CS has developed a shorthand specifically for measuring algorithmic worst-case scenarios: it’s called “Big-O” notation. Rather than expressing an algorithm by minutes and seconds. Big-O notation provides a way to talk about the kind of relationship that holds between the size of the problem and the programs running time.


Imagine you’re hosting a dinner party with n guests. The time required to clean the house for their arrival doesn’t depend on the number of guests at all. This is called Big-O of one problem O(1) It’s called constant time. Doesn’t matter if 100 showed up or 50. The time to clean the house before their arrival will remain the same. Totally invariant of the guest list.


So, what’s O(n)? Well, first n is the number of guests. These guests are all sitting on the dining table. Now, the time required to pass the dish around the table will be “Big-O of n”, written O(n), also known as “linear time” — with twice the guests, you’ll wait twice as long for the dish to come around. The time is dependent on the n value.

Simply put, as n increases so do the time. If you want to have the feast early just make sure not too many guests show up.


What if, as the guest arrived, each one hugged the others in greetings? Your first guest hugs you; your second guest has two hugs to give; your third guest, three.
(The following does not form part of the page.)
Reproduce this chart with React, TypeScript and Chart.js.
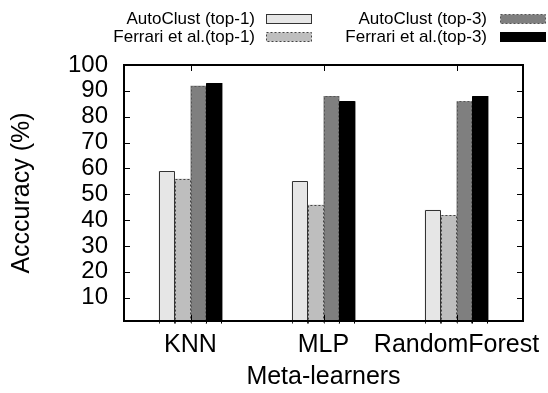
import React, { useEffect, useRef } from "react";
import { Chart, registerables } from "chart.js";

Chart.register(...registerables);

const categories = ["KNN", "MLP", "RandomForest"];
const seriesNames = [
  "AutoClust (top-1)",
  "Ferrari et al.(top-1)",
  "AutoClust (top-3)",
  "Ferrari et al.(top-3)",
];
const autoClustTop1 = [59, 55, 44];
const ferrariTop1 = [56, 46, 42];
const autoClustTop3 = [92, 88, 86];
const ferrariTop3 = [93, 86, 88];
const yTickValues = [10, 20, 30, 40, 50, 60, 70, 80, 90, 100];

const fillColors = ["#e6e6e6", "#bebebe", "#7f7f7f", "#000000"];
const edgeColors = ["#333333", "#444444", "#555555", "#000000"];
const edgeDash: number[][] = [[], [2, 2], [2, 2], []];

const FONT = "'Liberation Sans', Arial, Helvetica, sans-serif";

const framePlugin = {
  id: "gnuFrame",
  afterDatasetsDraw(chart: any) {
    const ctx = chart.ctx;
    chart.data.datasets.forEach((ds: any, di: number) => {
      const meta = chart.getDatasetMeta(di);
      ctx.save();
      ctx.strokeStyle = edgeColors[di];
      ctx.lineWidth = 1;
      ctx.setLineDash(edgeDash[di]);
      meta.data.forEach((el: any) => {
        const { x, y, base, width } = el.getProps(["x", "y", "base", "width"], true);
        const l = Math.round(x - width / 2) + 0.5;
        const r = Math.round(x + width / 2) - 0.5;
        const t = Math.round(y) + 0.5;
        ctx.beginPath();
        ctx.moveTo(l, base);
        ctx.lineTo(l, t);
        ctx.lineTo(r, t);
        ctx.lineTo(r, base);
        ctx.stroke();
      });
      ctx.restore();
    });
  },
  afterDraw(chart: any) {
    const ctx = chart.ctx;
    const { left, right, top, bottom } = chart.chartArea;
    const ys = chart.scales.y;
    const xs = chart.scales.x;
    ctx.save();
    ctx.strokeStyle = "#000";
    ctx.lineWidth = 1;
    ctx.setLineDash([]);
    const tl = 6;
    ys.ticks.forEach((t: any) => {
      const py = Math.round(ys.getPixelForValue(t.value)) + 0.5;
      ctx.beginPath();
      ctx.moveTo(left, py);
      ctx.lineTo(left + tl, py);
      ctx.moveTo(right, py);
      ctx.lineTo(right - tl, py);
      ctx.stroke();
    });
    categories.forEach((_, i) => {
      const px = Math.round(xs.getPixelForValue(i)) + 0.5;
      ctx.beginPath();
      ctx.moveTo(px, top);
      ctx.lineTo(px, top + tl);
      ctx.moveTo(px, bottom);
      ctx.lineTo(px, bottom - tl);
      ctx.stroke();
    });
    ctx.lineWidth = 2;
    ctx.strokeRect(left, top, right - left, bottom - top);
    ctx.restore();

    // legend
    ctx.save();
    ctx.font = `17px ${FONT}`;
    ctx.textAlign = "right";
    ctx.textBaseline = "middle";
    const cols = [
      { textX: 255, boxX: 266 },
      { textX: 487, boxX: 500 },
    ];
    const rows = [18, 36];
    const boxW = 45;
    const boxH = 9;
    chart.data.datasets.forEach((ds: any, i: number) => {
      const col = cols[Math.floor(i / 2)];
      const ry = rows[i % 2];
      ctx.fillStyle = "#000";
      ctx.setLineDash([]);
      ctx.fillText(ds.label, col.textX, ry + 1);
      const by = Math.round(ry - boxH / 2) + 0.5;
      ctx.fillStyle = fillColors[i];
      ctx.fillRect(col.boxX + 0.5, by, boxW, boxH);
      ctx.strokeStyle = edgeColors[i];
      ctx.lineWidth = 1;
      ctx.setLineDash(edgeDash[i]);
      ctx.strokeRect(col.boxX + 0.5, by, boxW, boxH);
    });
    ctx.restore();
  },
};

export default function App() {
  const ref = useRef<HTMLCanvasElement>(null);
  useEffect(() => {
    document.body.style.margin = "0";
    const values = [autoClustTop1, ferrariTop1, autoClustTop3, ferrariTop3];
    const chart = new Chart(ref.current as HTMLCanvasElement, {
      type: "bar",
      data: {
        labels: categories,
        datasets: values.map((v, i) => ({
          label: seriesNames[i],
          data: v,
          backgroundColor: fillColors[i],
          borderWidth: 0,
          categoryPercentage: 0.48,
          barPercentage: 1,
        })),
      },
      options: {
        animation: false,
        responsive: false,
        maintainAspectRatio: false,
        layout: { padding: { top: 65, right: 25, left: 0, bottom: 0 } },
        plugins: { legend: { display: false }, tooltip: { enabled: false } },
        scales: {
          x: {
            offset: true,
            grid: { display: false, drawTicks: false },
            border: { display: false },
            ticks: {
              color: "#000",
              padding: 9,
              font: { family: FONT, size: 25 },
              maxRotation: 0,
              autoSkip: false,
            },
            title: {
              display: true,
              text: "Meta-learners",
              color: "#000",
              font: { family: FONT, size: 25 },
              padding: { top: 0, bottom: 1 },
            },
            afterFit(scale: any) {
              scale.height = 72;
              scale.paddingLeft = 0;
              scale.paddingRight = 0;
            },
          },
          y: {
            min: 1,
            max: 100,
            grid: { display: false, drawTicks: false },
            border: { display: false },
            afterBuildTicks(scale: any) {
              scale.ticks = yTickValues.map((v) => ({ value: v }));
            },
            ticks: {
              color: "#000",
              padding: 16,
              autoSkip: false,
              font: { family: FONT, size: 24 },
            },
            title: {
              display: true,
              text: "Acccuracy (%)",
              color: "#000",
              font: { family: FONT, size: 25 },
              padding: { top: 7, bottom: 0 },
            },
            afterFit(scale: any) {
              scale.width = 124;
              scale.paddingTop = 0;
              scale.paddingBottom = 0;
            },
          },
        },
      },
      plugins: [framePlugin],
    });
    return () => chart.destroy();
  }, []);
  return (
    <div style={{ width: 548, height: 393, background: "#fff" }}>
      <canvas ref={ref} width={548} height={393} style={{ display: "block" }} />
    </div>
  );
}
How many hugs will there be in total? This turns out to be “Big-O of n squared”, written O(n²) and also known as the “quadratic time.” One interesting algorithm that has become a punching bag for computer science students is Bubble sort. It’s simple, it’s intuitive, and it’s extremely inefficient. And it lands us in quadratic time.
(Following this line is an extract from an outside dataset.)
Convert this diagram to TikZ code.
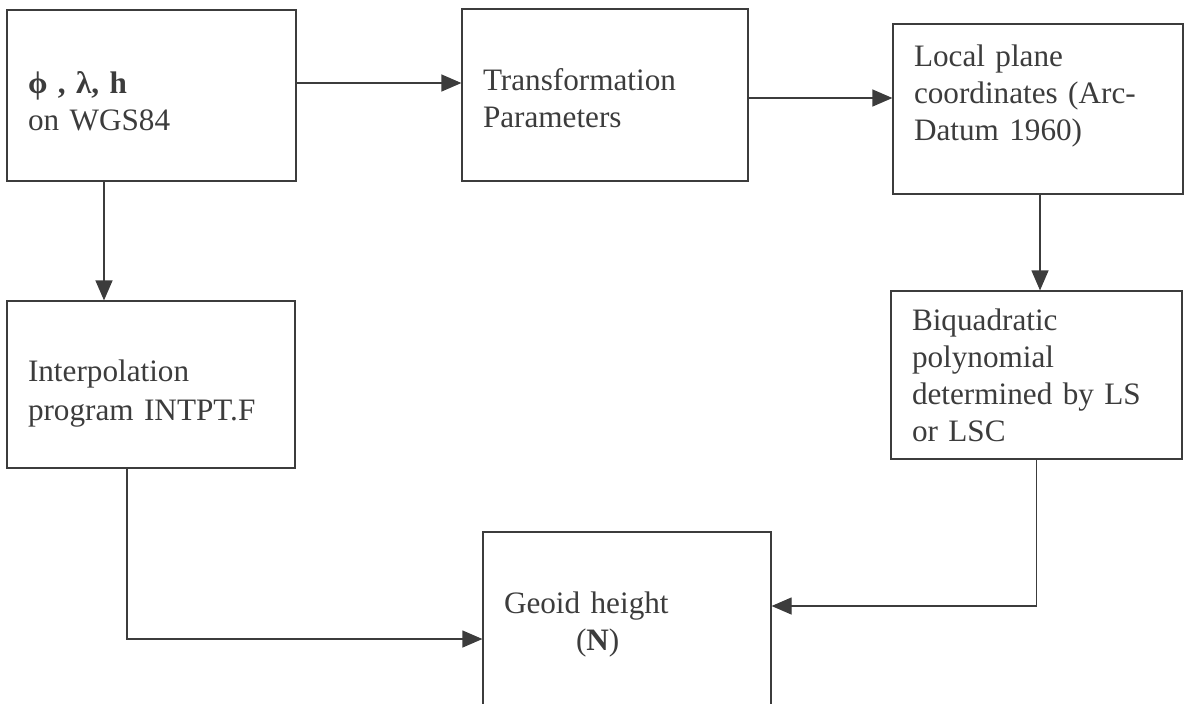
\documentclass[tikz,border=0pt]{standalone}
\usepackage{fontspec}
\setmainfont{Liberation Serif}
\usetikzlibrary{arrows.meta}
\definecolor{ink}{HTML}{3C3C3C}
\tikzset{
  stage/.style={draw=ink, line width=0.6pt, align=left, inner xsep=10.5pt,
    text=ink, font=\fontsize{15.6}{18.5}\selectfont},
  flow/.style={draw=ink, line width=0.6pt, -{Triangle[length=10pt,width=8.5pt]}}
}

\begin{document}
\begin{tikzpicture}[x=0.5pt, y=-0.5pt]
\useasboundingbox (0,0) rectangle (1189,703);

\node [stage, text width=123.5pt, minimum height=85.5pt] (wgs)    at ( 151.5,  95.5)
    {\rule{0pt}{16.7pt}\textbf{ϕ , λ, h}\\ on WGS84};
\node [stage, text width=122pt,   minimum height=86pt]   (param)  at ( 605,    95)
    {\rule{0pt}{13.7pt}Transformation\\ Parameters};
\node [stage, text width=124pt,   minimum height=85pt]   (local)  at (1038,   109)
    {Local plane\\ coordinates (Arc-\\ Datum 1960)\\[-2.5pt]\mbox{}};
\node [stage, text width=123pt,   minimum height=83.5pt] (interp) at ( 151,   384.5)
    {\rule{0pt}{19.7pt}Interpolation\\[1pt] program INTPT.F};
\node [stage, text width=124.5pt, minimum height=84pt]   (biquad) at (1036.5, 375)
    {Biquadratic\\ polynomial\\ determined by LS\\ or LSC};
\node [stage, text width=123pt,   minimum height=92.5pt] (geoid)  at ( 627,   624.5)
    {Geoid height\\ \hspace*{36pt}(\textbf{N})};

\draw [flow] ([yshift=6.25pt]wgs.east) -- ([yshift=6.25pt]wgs.east -| param.west);
\draw [flow] ([yshift=-1.5pt]param.east) -- ([yshift=-1.5pt]param.east -| local.west);
\draw [flow] ([xshift=-23.75pt]wgs.south) -- ([xshift=-23.75pt]wgs.south |- interp.north);
\draw [flow] ([xshift=1pt]local.south) -- ([xshift=1pt]local.south |- biquad.north);
\draw [flow] ([xshift=-12pt]interp.south) |- ([yshift=-7.25pt]geoid.west);
\draw [flow] (biquad.south) |- ([yshift=9.25pt]geoid.east);
\end{tikzpicture}
\end{document}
It’s natural to wonder what can be a faster sorting possible.

The question sounds like it’s about productivity. But talk to a computer scientist and it turns out to be closer to metaphysics — akin to thinking about the speed of light, time travel, superconductors, or thermodynamic entropy. What are the universe’s fundamental rules and limits? What is possible? What is allowed? In this way, computer scientists are glimpsing God’s blueprint every bit as much as the particle physicists and cosmologists. What is the minimum effort required to make an order?

Could we find a constant-time sort O(1)? Well, even just confirming n books can’t be done in constant time since it requires checking all n of them.

O(log n)

In 1936, IBM began producing a line of machines called “collators” that could merge two separately ordered stacks of cards into one. As long as the two stacks were themselves sorted, the procedure of merging them into a single sorted stack was incredibly straightforward and took linear time. Simply compare the two top cards to each other, move the smaller of them to the new stack you’re creating, and repeat until finished.

Sorting two cards is simple: just put the smaller one on top. And given a pair of two-card stacks, both of them sorted, you can easily collate them into an ordered stack of four. Repeating this trick a few times, you’d build bigger and bigger stacks, each one of them already sorted. Soon enough, you could collate yourself a perfectly sorted full deck — with a final climactic merge, producing the desired result.

This approach is known as Merge sort. Each pass through the card doubles the size of the sorted stacks, so to completely sort n cards you’ll need to make as many passes as it takes to for the number 2, multiplied by itself, to equal n: the base-two logarithm, in other words. You can sort up to four cards in two collation passes, up to eight cards with a third pass, and up to sixteen cards with a fourth.

O(log n) is better for large n value

If you’re still strategizing about that bookshelf, Mergesort’s solution would be to order a pizza and invite over a few friends. Divide the books evenly, and have each person sort their stacks. Then pair people up and have them merge their stacks. Repeat the process until there are just two stacks left, and merge them one last time onto the shelf.

If you have a giant stack of census documents, and the documents are sorted by age of the person, and you want to find any 38 years old, you can look at the middle document. If the person is 38, you are done. If they are 39 or older, you discard all documents after this. If they are 37 or younger, you discard all documents before this.

You then take the remaining stack and do this whole thing again. This is more efficient, and it is called a log(n) solution, in this case, because the number of forms you need to look at relates to the logarithm (base 2 in this case) of the number of forms.

I hope this was helpful to learn about Big-O Notation.

Sorting something that you will never search is a complete waste, searching something you never sorted is merely inefficient.